The country "will get through this," he insisted. But "it's just dumb."
Republicans once again ruled out new taxes, and said they had already done their part.
"The (GOP-controlled) House shouldn't have to pass a third bill before the (Democratic-controlled) Senate does anything," said Boehner, referring to Republican-drafted legislation that died in the last Congress. "The House has laid out a plan to avoid the (current cuts). ... This discussion about revenue, in my view, is over. It's about taking on the spending problem here in Washington."
The current pending budget cuts are the result of an ongoing partisan impasse whose origins stem from an August 2011 agreement to increase the debt ceiling.
Obama: I don't have horns and I'm not a Jedi
"I recognize that it is very hard for Republican leaders to be perceived as making concessions to me," Obama told reporters. "Sometimes I reflect -- is there something else I can do to make these guys ... not to paint horns on my head?"
The president bemoaned his inability to force GOP leaders to cut a deal.
"I know that this has been some of the conventional wisdom that's been floating around Washington ... that I should, somehow, you know, do a Jedi mind meld with these folks and convince them to do what's right," Obama said. "If there was a secret way to (convince them), I would have tried it. I would have done it. What I can do is, I can make the best possible argument. And I can offer concessions, and I can offer compromise."
Boehner: House will try to avoid a government shutdown
The next big date on the fiscal calendar is March 27, the day Washington's spending authority expires for the rest of the current fiscal year. Congress has to pass a bill extending federal spending authority or the government will shut down.
"The House is going to move a (legislation) next week to fund the government past March 27," Boehner said. "I hope the Senate will follow suit. ... I'm hopeful that we won't have to deal with the threat of a government shutdown while we're dealing with the (spending cuts) at the same time."
And speaking of that shutdown ...
As March 27 approaches, lawmakers will continue to fight over the $85 billion in spending cuts. Should a new government funding bill include the current cuts? Should it substitute another $85 billion in cuts? Should greater flexibility be provided to the Pentagon or other departments as they implement the cuts? With less than a month to go before the shutdown deadline, these questions are already dividing legislators and could derail coming shutdown talks.
Democrats have so far largely resisted the notion of greater flexibility in the implementation of the cuts. On Thursday, they rejected a Senate Republican bill that would have given Obama more flexibility in deciding which programs to slice.
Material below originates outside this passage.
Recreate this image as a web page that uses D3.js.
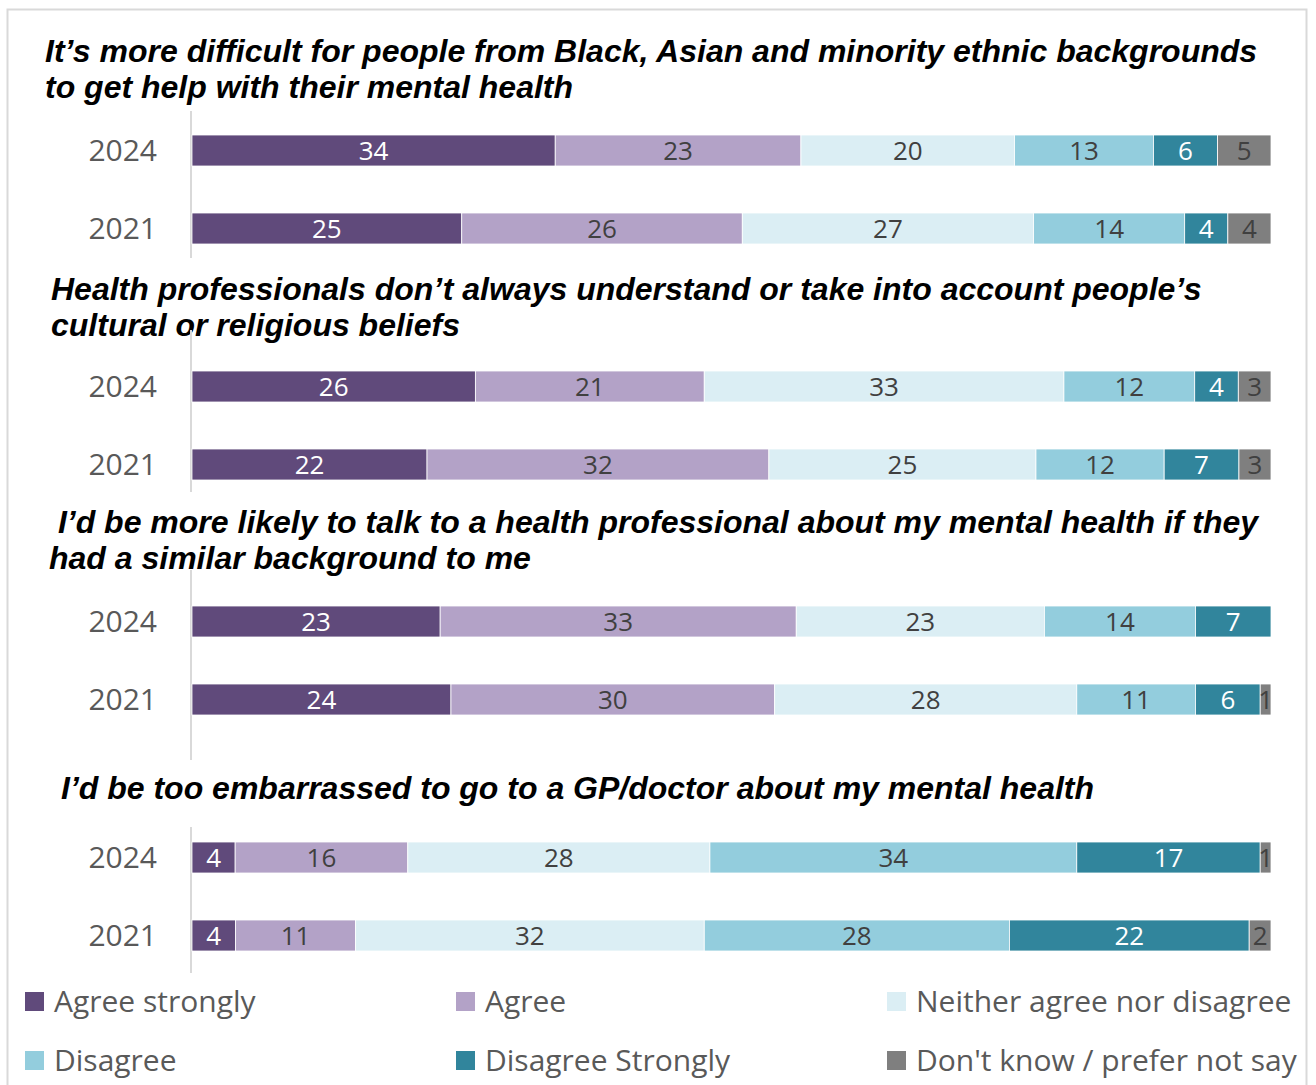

Among other things, Democrats worry that would let the GOP off the hook while placing responsibility for the cuts clearly on the president's shoulders. Critics in both parties consider the idea an abdication of Congress's power of the purse.
"Flexibility is not a substitute for money," Senate Appropriations Committee Chairman Barbara Mikulski, D-Maryland, told CNN's Ted Barrett on Friday. Flexibility "would be like being on the Titanic. We've hit the iceberg, and flexibility says what deck to you want to be on as you sink? Do you want to be near the kitchen? Do you want to be near the band?"
"What we want is a solution with money," Mikulski. "Not a sham solution with the illusion of a management approach."